▸ **The problem**
Copy exactly, leaving out every image, the lines from the one with "Rebuild this chart" through the one with "-0.4, -2.4, -4.5];", inclusive.

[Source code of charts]
· · · · ·

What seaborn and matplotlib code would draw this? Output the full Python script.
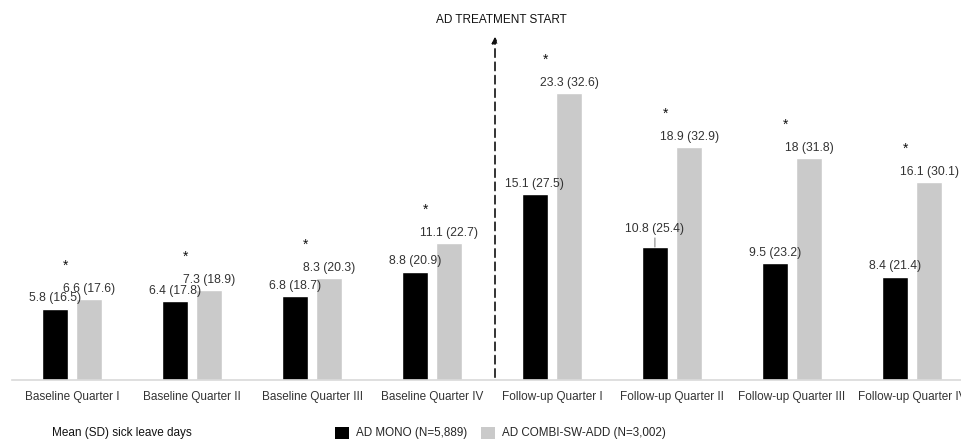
import numpy as np
import pandas as pd
import matplotlib
matplotlib.use("Agg")
import matplotlib.pyplot as plt
from matplotlib.patches import Patch
import seaborn as sns

# ---------------- data ----------------
quarters = ["Baseline Quarter I", "Baseline Quarter II", "Baseline Quarter III",
            "Baseline Quarter IV", "Follow-up Quarter I", "Follow-up Quarter II",
            "Follow-up Quarter III", "Follow-up Quarter IV"]
groups = ["AD MONO (N=5,889)", "AD COMBI-SW-ADD (N=3,002)"]
mono_mean = [5.8, 6.4, 6.8, 8.8, 15.1, 10.8, 9.5, 8.4]
mono_sd = [16.5, 17.8, 18.7, 20.9, 27.5, 25.4, 23.2, 21.4]
combi_mean = [6.6, 7.3, 8.3, 11.1, 23.3, 18.9, 18, 16.1]
combi_sd = [17.6, 18.9, 20.3, 22.7, 32.6, 32.9, 31.8, 30.1]
significant = [True] * 8

df = pd.DataFrame({
    "quarter": quarters * 2,
    "group": [groups[0]] * 8 + [groups[1]] * 8,
    "mean": mono_mean + combi_mean,
})

BLACK = "#000000"
GREY = "#cacaca"
TXT = "#333333"

sns.set_theme(style="white")
plt.rcParams["font.family"] = ["Liberation Sans", "DejaVu Sans"]

fig = plt.figure(figsize=(9.62, 4.4), dpi=100)
# axes runs a bit past the right edge, like the source image
ax = fig.add_axes([12 / 962, 60 / 440, 960 / 962, 351 / 440])

sns.barplot(data=df, x="quarter", y="mean", hue="group", palette=[BLACK, GREY],
            width=0.57, gap=0.24, saturation=1, legend=False, ax=ax)

ax.set_ylim(0, 28.5)
ax.set_xlim(-0.5, 7.5)
ax.set_xlabel("")
ax.set_ylabel("")
ax.set_yticks([])
for side in ["left", "right", "top"]:
    ax.spines[side].set_visible(False)
ax.spines["bottom"].set_color("#d9d9d9")
ax.spines["bottom"].set_linewidth(1.2)
ax.tick_params(axis="x", length=0, labelsize=8.5, colors=TXT, pad=8)

# value labels
mono_labels = [f"{m:g} ({s:g})" for m, s in zip(mono_mean, mono_sd)]
combi_labels = [f"{m:g} ({s:g})" for m, s in zip(combi_mean, combi_sd)]
lifted = mono_labels[5]
mono_labels[5] = ""
ax.bar_label(ax.containers[0], labels=mono_labels, padding=3, fontsize=8.7, color=TXT)
ax.bar_label(ax.containers[1], labels=combi_labels, padding=3, fontsize=8.7, color=TXT)

# lifted label with leader line
bar = ax.containers[0][5]
bx = bar.get_x() + bar.get_width() / 2
ax.annotate(lifted, xy=(bx, mono_mean[5]), xytext=(bx, mono_mean[5] + 1.0),
            ha="center", va="bottom", fontsize=8.7, color=TXT,
            arrowprops=dict(arrowstyle="-", color="#888888", lw=0.8,
                            shrinkA=0, shrinkB=0))

# significance stars
for i, sig in enumerate(significant):
    if sig:
        top = max(mono_mean[i], combi_mean[i])
        ax.text(i - 0.05, top + 2.7, "*", ha="center", va="center", fontsize=10,
                color="#111111")

# treatment start arrow
ax.annotate("", xy=(3.525, 28.1), xytext=(3.525, 0),
            arrowprops=dict(arrowstyle="-|>", color="#111111", lw=1.2,
                            linestyle=(0, (5, 3)), mutation_scale=9),
            annotation_clip=False)
fig.text(501 / 962, 1 - 20 / 440, "AD TREATMENT START", ha="center", va="center",
         fontsize=8.5, color="#111111")

# bottom text and legend
fig.text(52 / 962, 1 - 433 / 440, "Mean (SD) sick leave days", ha="left",
         va="center", fontsize=8.5, color="#111111")
handles = [Patch(facecolor=BLACK, edgecolor="none"), Patch(facecolor=GREY, edgecolor="none")]
fig.legend(handles, groups, loc="center left", bbox_to_anchor=(335 / 962, 1 - 433 / 440),
           ncol=2, frameon=False, fontsize=8.4, handlelength=1.2, handleheight=1.2,
           handletextpad=0.6, columnspacing=1.2, borderpad=0, borderaxespad=0)

fig.savefig("out.png", dpi=100)
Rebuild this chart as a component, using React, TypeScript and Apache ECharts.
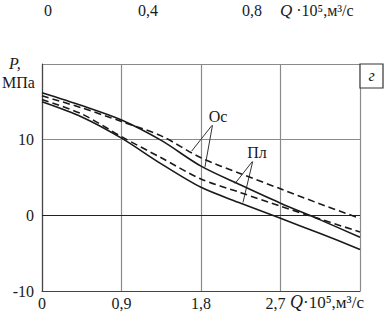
import React, { useEffect, useRef } from "react";
import * as echarts from "echarts";

const Q = [0, 0.45, 0.9, 1.35, 1.8, 2.25, 2.7, 3.15, 3.6];
const osSolid = [16.2, 14.5, 12.6, 9.9, 6.5, 4.0, 1.6, -0.6, -2.9];
const osDashed = [15.8, 14.2, 12.4, 10.5, 7.6, 5.5, 3.5, 1.5, -0.4];
const plDashed = [15.3, 13.4, 10.4, 7.6, 4.8, 3.0, 1.2, -0.5, -2.2];
const plSolid = [15.0, 13.0, 10.2, 6.8, 3.7, 1.6, -0.4, -2.4, -4.5];

const xTicks = [0, 0.9, 1.8, 2.7, 3.6];
const yTicks = [-10, 0, 10, 20];
const topRowLabels = ["0", "0,4", "0,8"];

// pointer lines in data coordinates [from, to]
const osPointers = [
  [[1.925, 11.9], [1.695, 8.5]],
  [[1.93, 11.9], [1.845, 6.4]],
];
const plPointers = [
  [[2.38, 7.1], [2.185, 4.2]],
  [[2.385, 7.1], [2.275, 1.7]],
];

const FONT = "Times New Roman";
const FS = 16;
const INK = "#1a1a1a";

function fmt(v: number) {
  const r = Math.round(v * 10) / 10;
  return r === 0 ? "0" : String(r).replace(".", ",");
}

export default function App() {
  const ref = useRef<HTMLDivElement>(null);
  useEffect(() => {
    if (!ref.current) return;
    const chart = echarts.init(ref.current, null, { renderer: "svg" });
    const mk = (ys: number[]) => Q.map((q, i) => [q, ys[i]]);
    const lineSeries = (name: string, ys: number[], dashed: boolean) => ({
      name,
      type: "line",
      data: mk(ys),
      smooth: 0.3,
      symbol: "none",
      lineStyle: { color: INK, width: 1.6, type: dashed ? [7, 4] : "solid" },
      z: 5,
    });
    const pointerLines = (ptrs: number[][][]) =>
      ptrs.map((p) => [{ coord: p[0] }, { coord: p[1] }]);
    const txt = (text: string, x: number, y: number, extra: any = {}) => ({
      type: "text",
      x,
      y,
      z: 11,
      style: {
        text,
        fontFamily: FONT,
        fontSize: FS,
        fill: INK,
        textVerticalAlign: "middle",
        verticalAlign: "middle",
        ...extra,
      },
    });

    chart.setOption({
      animation: false,
      backgroundColor: "#fff",
      textStyle: { fontFamily: FONT },
      grid: { left: 42, right: 24, top: 64, bottom: 22 },
      xAxis: {
        type: "value",
        min: xTicks[0],
        max: xTicks[xTicks.length - 1],
        interval: 0.9,
        axisLine: { show: true, onZero: false, lineStyle: { color: "#444", width: 1.2 } },
        axisTick: { show: false },
        splitLine: { show: true, lineStyle: { color: "#8a8a8a", width: 1.2 } },
        axisLabel: {
          fontFamily: FONT,
          fontSize: FS,
          color: INK,
          margin: 4,
          formatter: (v: number) => {
            if (Math.abs(v - 3.6) < 1e-6) return "";
            if (Math.abs(v - 2.7) < 1e-6) return "{s|" + fmt(v) + "}";
            return fmt(v);
          },
          rich: {
            s: { fontFamily: FONT, fontSize: FS, color: INK, padding: [0, 10, 0, 0] },
          },
        },
      },
      yAxis: {
        type: "value",
        min: yTicks[0],
        max: yTicks[yTicks.length - 1],
        interval: 10,
        axisLine: { show: true, lineStyle: { color: "#444", width: 1.2 } },
        axisTick: { show: false },
        splitLine: { show: true, lineStyle: { color: "#8a8a8a", width: 1.2 } },
        axisLabel: {
          fontFamily: FONT,
          fontSize: FS,
          color: INK,
          margin: 8,
          formatter: (v: number) => (v === 20 ? "" : String(v)),
        },
      },
      series: [
        {
          ...lineSeries("Ос сплошная", osSolid, false),
          markLine: {
            silent: true,
            symbol: "none",
            label: { show: false },
            lineStyle: { color: "#222", width: 1.2, type: "solid" },
            data: [{ yAxis: 0 }],
          },
        },
        {
          ...lineSeries("Ос штрих", osDashed, true),
          markLine: {
            silent: true,
            symbol: "none",
            label: { show: false },
            lineStyle: { color: "#333", width: 1, type: "solid" },
            data: pointerLines(osPointers),
          },
        },
        {
          ...lineSeries("Пл штрих", plDashed, true),
          markLine: {
            silent: true,
            symbol: "none",
            label: { show: false },
            lineStyle: { color: "#333", width: 1, type: "solid" },
            data: pointerLines(plPointers),
          },
        },
        lineSeries("Пл сплошная", plSolid, false),
      ],
      graphic: [
        ...topRowLabels.map((t, i) =>
          txt(t, [48, 148, 252][i], 10, { textAlign: "center", align: "center" })
        ),
        txt("{q|Q} ·10⁵,м³/с", 280, 10, {
          rich: { q: { fontStyle: "italic", fontFamily: FONT, fontSize: FS + 1 } },
        }),
        txt("{q|Q}·10⁵,м³/с", 290, 302, {
          fontSize: FS + 1,
          rich: { q: { fontStyle: "italic", fontFamily: FONT, fontSize: FS + 2 } },
        }),
        txt("P,", 9, 63, { fontStyle: "italic" }),
        txt("МПа", 2, 82),
        {
          type: "rect",
          shape: { x: 360, y: 64, width: 23, height: 24 },
          style: { fill: "#fff", stroke: "#333", lineWidth: 1.2 },
          z: 10,
        },
        txt("г", 371.5, 75, { fontStyle: "italic", textAlign: "center", align: "center" }),
        txt("Ос", 218, 116, { textAlign: "center", align: "center" }),
        txt("Пл", 257, 152, { textAlign: "center", align: "center" }),
      ],
    });
    return () => chart.dispose();
  }, []);
  return (
    <div
      ref={ref}
      style={{ position: "absolute", left: 0, top: 0, width: 384, height: 313 }}
    />
  );
}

· · · · ·

▸ **Written response**
Rebuild this chart as a component, using React, TypeScript and Apache ECharts.
import React, { useEffect, useRef } from "react";
import * as echarts from "echarts";

const Q = [0, 0.45, 0.9, 1.35, 1.8, 2.25, 2.7, 3.15, 3.6];
const osSolid = [16.2, 14.5, 12.6, 9.9, 6.5, 4.0, 1.6, -0.6, -2.9];
const osDashed = [15.8, 14.2, 12.4, 10.5, 7.6, 5.5, 3.5, 1.5, -0.4];
const plDashed = [15.3, 13.4, 10.4, 7.6, 4.8, 3.0, 1.2, -0.5, -2.2];
const plSolid = [15.0, 13.0, 10.2, 6.8, 3.7, 1.6, -0.4, -2.4, -4.5];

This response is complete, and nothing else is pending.